I first saw this film on BBC2 aged about 8 years old and thought it was fantastic. And it made being a barrister look such fun that I thought I might like to be one when I grew up! I had been looking for a DVD of the film for a long time and then my other half spotted this on Amazon.
This is classic English post-war comedy, genteel and subtle enough for a rainy Sunday afternoon, as one of the other reviewers has said. Ian Carmichael plays his usual stuttering, fairly awkward apologetic character, while Richard Attenborough is superb as the slightly more experienced (but nonetheless bumbling) barrister. As one would expect from a film of it's time, there is the usual caper about who will get the girl etc, which make for some nice gentle comedic moments of the kind that you just don't seem to see in modern films.
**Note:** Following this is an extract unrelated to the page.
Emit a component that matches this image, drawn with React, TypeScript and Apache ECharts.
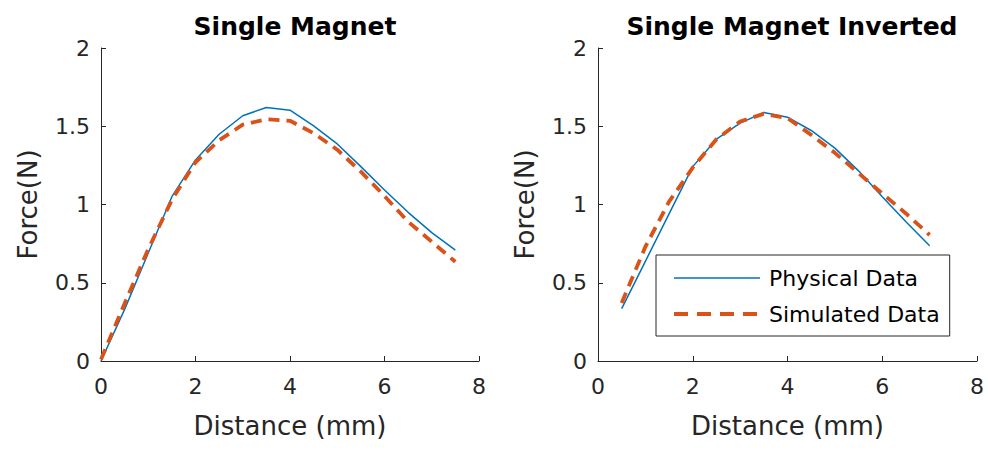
import React, { useEffect, useRef } from "react";
import * as echarts from "echarts";

const distanceLeft = [0, 0.5, 1, 1.5, 2, 2.5, 3, 3.5, 4, 4.5, 5, 5.5, 6, 6.5, 7, 7.5];
const physicalLeft = [0, 0.33, 0.69, 1.05, 1.285, 1.449, 1.567, 1.62, 1.603, 1.503, 1.387, 1.242, 1.093, 0.95, 0.82, 0.709];
const simulatedLeft = [0.01, 0.368, 0.715, 1.03, 1.27, 1.41, 1.51, 1.545, 1.535, 1.456, 1.35, 1.21, 1.054, 0.89, 0.762, 0.634];

const distanceRight = [0.5, 1, 1.5, 2, 2.5, 3, 3.5, 4, 4.5, 5, 5.5, 6, 6.5, 7];
const physicalRight = [0.335, 0.637, 0.94, 1.242, 1.417, 1.52, 1.588, 1.558, 1.473, 1.36, 1.215, 1.05, 0.89, 0.736];
const simulatedRight = [0.371, 0.73, 1.018, 1.236, 1.417, 1.53, 1.58, 1.552, 1.445, 1.33, 1.2, 1.07, 0.943, 0.805];

const titles = ["Single Magnet", "Single Magnet Inverted"];
const seriesNames = ["Physical Data", "Simulated Data"];
const xName = "Distance (mm)";
const yName = "Force(N)";

const FONT = "DejaVu Sans";
const AXIS = "#262626";
const BLUE = "#0072BD";
const ORANGE = "#D95319";

function zip(xs: number[], ys: number[]) {
  return xs.map((x, i) => [x, ys[i]]);
}

export default function App() {
  const ref = useRef<HTMLDivElement>(null);
  useEffect(() => {
    if (!ref.current) return;
    const chart = echarts.init(ref.current, undefined, { renderer: "svg" });
    const grids = [
      { left: 101, top: 48, width: 378, height: 313 },
      { left: 598, top: 48, width: 379, height: 313 },
    ];
    const xAxis = grids.map((_, i) => ({
      type: "value",
      gridIndex: i,
      min: 0,
      max: 8,
      interval: 2,
      name: xName,
      nameLocation: "middle",
      nameGap: 52,
      nameTextStyle: { fontFamily: FONT, fontSize: 26, color: AXIS },
      axisLine: { show: true, lineStyle: { color: AXIS, width: 1 } },
      axisTick: { show: true, inside: true, length: 5, lineStyle: { color: AXIS } },
      axisLabel: { fontFamily: FONT, fontSize: 22, color: AXIS, margin: 14 },
      splitLine: { show: false },
    }));
    const yAxis = grids.map((_, i) => ({
      type: "value",
      gridIndex: i,
      min: 0,
      max: 2,
      interval: 0.5,
      name: yName,
      nameLocation: "middle",
      nameGap: 60,
      nameTextStyle: { fontFamily: FONT, fontSize: 26, color: AXIS },
      axisLine: { show: true, lineStyle: { color: AXIS, width: 1 } },
      axisTick: { show: true, inside: true, length: 5, lineStyle: { color: AXIS } },
      axisLabel: { fontFamily: FONT, fontSize: 22, color: AXIS, margin: 11 },
      splitLine: { show: false },
    }));
    const mk = (name: string, xi: number, data: number[][], dashed: boolean) => ({
      type: "line",
      name,
      xAxisIndex: xi,
      yAxisIndex: xi,
      data,
      symbol: "none",
      showSymbol: false,
      smooth: false,
      lineStyle: dashed
        ? { color: ORANGE, width: 3.8, type: [11, 7] }
        : { color: BLUE, width: 1.5, type: "solid" },
      itemStyle: { color: dashed ? ORANGE : BLUE },
      z: dashed ? 3 : 2,
    });
    chart.setOption({
      animation: false,
      backgroundColor: "#ffffff",
      title: [
        {
          text: titles[0],
          left: 290,
          textAlign: "center",
          top: 9,
          textStyle: { fontFamily: FONT, fontSize: 25, fontWeight: "bold", color: "#000" },
        },
        {
          text: titles[1],
          left: 787,
          textAlign: "center",
          top: 9,
          textStyle: { fontFamily: FONT, fontSize: 25, fontWeight: "bold", color: "#000" },
        },
      ],
      grid: grids,
      xAxis,
      yAxis,
      legend: {
        orient: "vertical",
        left: 656,
        top: 255,
        data: [
          { name: seriesNames[0], lineStyle: { color: BLUE, width: 1.5, type: "solid" } },
          { name: seriesNames[1], lineStyle: { color: ORANGE, width: 4, type: [14, 9] } },
        ],
        itemWidth: 86,
        itemHeight: 20,
        itemGap: 14,
        padding: [12, 10, 11, 16],
        backgroundColor: "#ffffff",
        borderColor: AXIS,
        borderWidth: 1,
        itemStyle: { opacity: 0 },
        textStyle: { fontFamily: FONT, fontSize: 22, color: "#000", padding: [0, 0, 0, 4] },
      },
      series: [
        mk(seriesNames[0], 0, zip(distanceLeft, physicalLeft), false),
        mk(seriesNames[1], 0, zip(distanceLeft, simulatedLeft), true),
        mk(seriesNames[0], 1, zip(distanceRight, physicalRight), false),
        mk(seriesNames[1], 1, zip(distanceRight, simulatedRight), true),
      ],
    });
    return () => chart.dispose();
  }, []);
  return (
    <div
      ref={ref}
      style={{ position: "absolute", left: 0, top: 0, width: 988, height: 452 }}
    />
  );
}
However, I would also recommend this film to anyone who is considering a career at the Bar or is interested in such matters. Yes, the film might be over 50 years old, but it is still surprisingly accurate in portraying what life at the Bar is like for those in the early stages of their careers. There may no longer be any hanging around the Bailey in the hope of a Dock Brief, but the dining, scratching around for work and waiting to be paid are just as relevant today (if not more so!) as they were in 1957. As Ian Carmichael's pupil barrister progresses, we see him at the High Court and the Assizes (the latter don't exist any more, but are similar to work in a Crown Court). These scenes make for much merriment as he attempts to bluff his way through each scenario, usually unsuccesfully, and usually incurring the wrath of the judge that he is appearing before. It's not quite that bad in real life, but if the film inspires you to go on to a career at the Bar, at least you can console yourself that your performance never quite plummets to the depths inhabited by Ian Carmichael's pupil barrister. A gem of a film.